▶ **What you need to do**:
Every line of the material is to be repeated exactly as it stands.

▶ **Dataset content**:
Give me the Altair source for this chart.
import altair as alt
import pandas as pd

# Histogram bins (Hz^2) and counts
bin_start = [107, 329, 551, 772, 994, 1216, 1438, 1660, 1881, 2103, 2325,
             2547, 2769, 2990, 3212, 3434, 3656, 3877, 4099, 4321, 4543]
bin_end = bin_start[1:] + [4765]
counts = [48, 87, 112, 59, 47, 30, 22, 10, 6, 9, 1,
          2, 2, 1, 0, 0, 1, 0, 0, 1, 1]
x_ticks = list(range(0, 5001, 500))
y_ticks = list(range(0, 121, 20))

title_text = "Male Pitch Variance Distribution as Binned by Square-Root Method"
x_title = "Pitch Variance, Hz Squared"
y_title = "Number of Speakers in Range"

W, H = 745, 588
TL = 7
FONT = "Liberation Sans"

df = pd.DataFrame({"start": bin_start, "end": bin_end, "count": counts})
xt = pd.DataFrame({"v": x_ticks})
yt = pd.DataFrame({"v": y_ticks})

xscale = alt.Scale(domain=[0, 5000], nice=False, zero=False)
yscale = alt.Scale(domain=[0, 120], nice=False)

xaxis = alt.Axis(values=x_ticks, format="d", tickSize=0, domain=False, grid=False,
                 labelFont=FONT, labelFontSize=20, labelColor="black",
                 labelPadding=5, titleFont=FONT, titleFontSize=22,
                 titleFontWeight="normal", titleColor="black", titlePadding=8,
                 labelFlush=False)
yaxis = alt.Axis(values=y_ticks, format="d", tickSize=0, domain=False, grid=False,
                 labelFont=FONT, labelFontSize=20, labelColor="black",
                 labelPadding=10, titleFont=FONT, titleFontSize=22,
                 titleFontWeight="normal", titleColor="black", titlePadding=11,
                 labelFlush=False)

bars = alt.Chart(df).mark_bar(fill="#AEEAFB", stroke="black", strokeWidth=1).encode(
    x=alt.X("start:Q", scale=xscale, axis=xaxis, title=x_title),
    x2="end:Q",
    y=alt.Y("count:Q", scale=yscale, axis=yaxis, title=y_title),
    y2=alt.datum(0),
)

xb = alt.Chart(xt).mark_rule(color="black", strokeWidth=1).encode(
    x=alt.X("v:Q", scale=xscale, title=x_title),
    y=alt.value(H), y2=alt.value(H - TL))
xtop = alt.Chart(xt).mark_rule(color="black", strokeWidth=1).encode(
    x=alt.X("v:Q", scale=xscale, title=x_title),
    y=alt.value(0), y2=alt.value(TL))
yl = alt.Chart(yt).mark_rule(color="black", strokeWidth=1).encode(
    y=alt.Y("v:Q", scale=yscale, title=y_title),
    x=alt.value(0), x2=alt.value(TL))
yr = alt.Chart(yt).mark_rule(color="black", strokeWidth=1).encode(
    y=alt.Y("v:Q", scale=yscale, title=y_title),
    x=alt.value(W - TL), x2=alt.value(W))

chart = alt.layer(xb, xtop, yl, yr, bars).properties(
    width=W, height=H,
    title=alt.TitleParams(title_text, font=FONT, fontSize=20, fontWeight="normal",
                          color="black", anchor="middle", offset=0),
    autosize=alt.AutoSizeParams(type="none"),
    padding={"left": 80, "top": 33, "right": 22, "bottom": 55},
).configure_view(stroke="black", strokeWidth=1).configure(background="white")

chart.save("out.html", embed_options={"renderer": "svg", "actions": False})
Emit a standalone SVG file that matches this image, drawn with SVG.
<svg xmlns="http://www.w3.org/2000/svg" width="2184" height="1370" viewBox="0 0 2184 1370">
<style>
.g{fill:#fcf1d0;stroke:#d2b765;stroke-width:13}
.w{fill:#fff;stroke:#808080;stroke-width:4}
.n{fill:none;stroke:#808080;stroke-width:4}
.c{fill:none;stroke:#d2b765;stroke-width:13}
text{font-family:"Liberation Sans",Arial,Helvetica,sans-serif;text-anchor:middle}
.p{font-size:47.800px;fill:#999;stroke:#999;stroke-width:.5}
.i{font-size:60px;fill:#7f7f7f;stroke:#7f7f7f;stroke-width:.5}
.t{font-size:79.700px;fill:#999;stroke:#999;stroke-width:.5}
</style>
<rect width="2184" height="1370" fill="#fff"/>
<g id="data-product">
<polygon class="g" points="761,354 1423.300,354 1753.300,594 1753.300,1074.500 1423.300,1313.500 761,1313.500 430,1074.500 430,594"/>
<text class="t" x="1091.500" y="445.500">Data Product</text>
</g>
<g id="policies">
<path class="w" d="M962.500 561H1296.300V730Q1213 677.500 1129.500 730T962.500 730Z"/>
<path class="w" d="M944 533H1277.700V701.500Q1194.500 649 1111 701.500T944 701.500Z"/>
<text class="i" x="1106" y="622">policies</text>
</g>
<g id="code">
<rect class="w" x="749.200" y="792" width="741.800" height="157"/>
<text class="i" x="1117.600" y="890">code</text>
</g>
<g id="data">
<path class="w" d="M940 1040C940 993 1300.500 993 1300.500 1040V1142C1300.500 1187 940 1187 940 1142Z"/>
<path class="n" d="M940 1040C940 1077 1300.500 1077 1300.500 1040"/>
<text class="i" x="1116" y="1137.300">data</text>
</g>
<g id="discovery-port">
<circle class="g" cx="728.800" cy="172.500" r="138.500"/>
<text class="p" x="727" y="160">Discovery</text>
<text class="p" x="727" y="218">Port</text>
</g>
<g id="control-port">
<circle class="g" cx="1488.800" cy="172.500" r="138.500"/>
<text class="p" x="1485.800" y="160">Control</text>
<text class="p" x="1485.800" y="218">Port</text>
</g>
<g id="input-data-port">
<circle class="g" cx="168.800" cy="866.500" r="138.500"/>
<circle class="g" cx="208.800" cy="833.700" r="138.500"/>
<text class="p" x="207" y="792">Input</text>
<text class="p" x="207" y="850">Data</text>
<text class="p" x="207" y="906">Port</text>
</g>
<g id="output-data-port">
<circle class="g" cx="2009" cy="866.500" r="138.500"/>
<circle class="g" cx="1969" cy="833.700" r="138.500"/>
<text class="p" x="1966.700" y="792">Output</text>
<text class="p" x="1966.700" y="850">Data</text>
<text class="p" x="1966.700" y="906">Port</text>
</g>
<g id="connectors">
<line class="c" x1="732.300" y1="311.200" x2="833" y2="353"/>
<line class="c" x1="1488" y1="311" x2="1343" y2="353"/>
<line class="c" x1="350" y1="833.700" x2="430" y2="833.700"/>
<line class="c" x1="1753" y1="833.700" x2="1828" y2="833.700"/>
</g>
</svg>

▶ **Response to the exercise**:
Give me the Altair source for this chart.
import altair as alt
import pandas as pd

# Histogram bins (Hz^2) and counts
bin_start = [107, 329, 551, 772, 994, 1216, 1438, 1660, 1881, 2103, 2325,
             2547, 2769, 2990, 3212, 3434, 3656, 3877, 4099, 4321, 4543]
bin_end = bin_start[1:] + [4765]
counts = [48, 87, 112, 59, 47, 30, 22, 10, 6, 9, 1,
          2, 2, 1, 0, 0, 1, 0, 0, 1, 1]
x_ticks = list(range(0, 5001, 500))
y_ticks = list(range(0, 121, 20))

title_text = "Male Pitch Variance Distribution as Binned by Square-Root Method"
x_title = "Pitch Variance, Hz Squared"
y_title = "Number of Speakers in Range"

W, H = 745, 588
TL = 7
FONT = "Liberation Sans"

df = pd.DataFrame({"start": bin_start, "end": bin_end, "count": counts})
xt = pd.DataFrame({"v": x_ticks})
yt = pd.DataFrame({"v": y_ticks})

xscale = alt.Scale(domain=[0, 5000], nice=False, zero=False)
yscale = alt.Scale(domain=[0, 120], nice=False)

xaxis = alt.Axis(values=x_ticks, format="d", tickSize=0, domain=False, grid=False,
                 labelFont=FONT, labelFontSize=20, labelColor="black",
                 labelPadding=5, titleFont=FONT, titleFontSize=22,
                 titleFontWeight="normal", titleColor="black", titlePadding=8,
                 labelFlush=False)
yaxis = alt.Axis(values=y_ticks, format="d", tickSize=0, domain=False, grid=False,
                 labelFont=FONT, labelFontSize=20, labelColor="black",
                 labelPadding=10, titleFont=FONT, titleFontSize=22,
                 titleFontWeight="normal", titleColor="black", titlePadding=11,
                 labelFlush=False)

bars = alt.Chart(df).mark_bar(fill="#AEEAFB", stroke="black", strokeWidth=1).encode(
    x=alt.X("start:Q", scale=xscale, axis=xaxis, title=x_title),
    x2="end:Q",
    y=alt.Y("count:Q", scale=yscale, axis=yaxis, title=y_title),
    y2=alt.datum(0),
)

xb = alt.Chart(xt).mark_rule(color="black", strokeWidth=1).encode(
    x=alt.X("v:Q", scale=xscale, title=x_title),
    y=alt.value(H), y2=alt.value(H - TL))
xtop = alt.Chart(xt).mark_rule(color="black", strokeWidth=1).encode(
    x=alt.X("v:Q", scale=xscale, title=x_title),
    y=alt.value(0), y2=alt.value(TL))
yl = alt.Chart(yt).mark_rule(color="black", strokeWidth=1).encode(
    y=alt.Y("v:Q", scale=yscale, title=y_title),
    x=alt.value(0), x2=alt.value(TL))
yr = alt.Chart(yt).mark_rule(color="black", strokeWidth=1).encode(
    y=alt.Y("v:Q", scale=yscale, title=y_title),
    x=alt.value(W - TL), x2=alt.value(W))

chart = alt.layer(xb, xtop, yl, yr, bars).properties(
    width=W, height=H,
    title=alt.TitleParams(title_text, font=FONT, fontSize=20, fontWeight="normal",
                          color="black", anchor="middle", offset=0),
    autosize=alt.AutoSizeParams(type="none"),
    padding={"left": 80, "top": 33, "right": 22, "bottom": 55},
).configure_view(stroke="black", strokeWidth=1).configure(background="white")

chart.save("out.html", embed_options={"renderer": "svg", "actions": False})
Emit a standalone SVG file that matches this image, drawn with SVG.
<svg xmlns="http://www.w3.org/2000/svg" width="2184" height="1370" viewBox="0 0 2184 1370">
<style>
.g{fill:#fcf1d0;stroke:#d2b765;stroke-width:13}
.w{fill:#fff;stroke:#808080;stroke-width:4}
.n{fill:none;stroke:#808080;stroke-width:4}
.c{fill:none;stroke:#d2b765;stroke-width:13}
text{font-family:"Liberation Sans",Arial,Helvetica,sans-serif;text-anchor:middle}
.p{font-size:47.800px;fill:#999;stroke:#999;stroke-width:.5}
.i{font-size:60px;fill:#7f7f7f;stroke:#7f7f7f;stroke-width:.5}
.t{font-size:79.700px;fill:#999;stroke:#999;stroke-width:.5}
</style>
<rect width="2184" height="1370" fill="#fff"/>
<g id="data-product">
<polygon class="g" points="761,354 1423.300,354 1753.300,594 1753.300,1074.500 1423.300,1313.500 761,1313.500 430,1074.500 430,594"/>
<text class="t" x="1091.500" y="445.500">Data Product</text>
</g>
<g id="policies">
<path class="w" d="M962.500 561H1296.300V730Q1213 677.500 1129.500 730T962.500 730Z"/>
<path class="w" d="M944 533H1277.700V701.500Q1194.500 649 1111 701.500T944 701.500Z"/>
<text class="i" x="1106" y="622">policies</text>
</g>
<g id="code">
<rect class="w" x="749.200" y="792" width="741.800" height="157"/>
<text class="i" x="1117.600" y="890">code</text>
</g>
<g id="data">
<path class="w" d="M940 1040C940 993 1300.500 993 1300.500 1040V1142C1300.500 1187 940 1187 940 1142Z"/>
<path class="n" d="M940 1040C940 1077 1300.500 1077 1300.500 1040"/>
<text class="i" x="1116" y="1137.300">data</text>
</g>
<g id="discovery-port">
<circle class="g" cx="728.800" cy="172.500" r="138.500"/>
<text class="p" x="727" y="160">Discovery</text>
<text class="p" x="727" y="218">Port</text>
</g>
<g id="control-port">
<circle class="g" cx="1488.800" cy="172.500" r="138.500"/>
<text class="p" x="1485.800" y="160">Control</text>
<text class="p" x="1485.800" y="218">Port</text>
</g>
<g id="input-data-port">
<circle class="g" cx="168.800" cy="866.500" r="138.500"/>
<circle class="g" cx="208.800" cy="833.700" r="138.500"/>
<text class="p" x="207" y="792">Input</text>
<text class="p" x="207" y="850">Data</text>
<text class="p" x="207" y="906">Port</text>
</g>
<g id="output-data-port">
<circle class="g" cx="2009" cy="866.500" r="138.500"/>
<circle class="g" cx="1969" cy="833.700" r="138.500"/>
<text class="p" x="1966.700" y="792">Output</text>
<text class="p" x="1966.700" y="850">Data</text>
<text class="p" x="1966.700" y="906">Port</text>
</g>
<g id="connectors">
<line class="c" x1="732.300" y1="311.200" x2="833" y2="353"/>
<line class="c" x1="1488" y1="311" x2="1343" y2="353"/>
<line class="c" x1="350" y1="833.700" x2="430" y2="833.700"/>
<line class="c" x1="1753" y1="833.700" x2="1828" y2="833.700"/>
</g>
</svg>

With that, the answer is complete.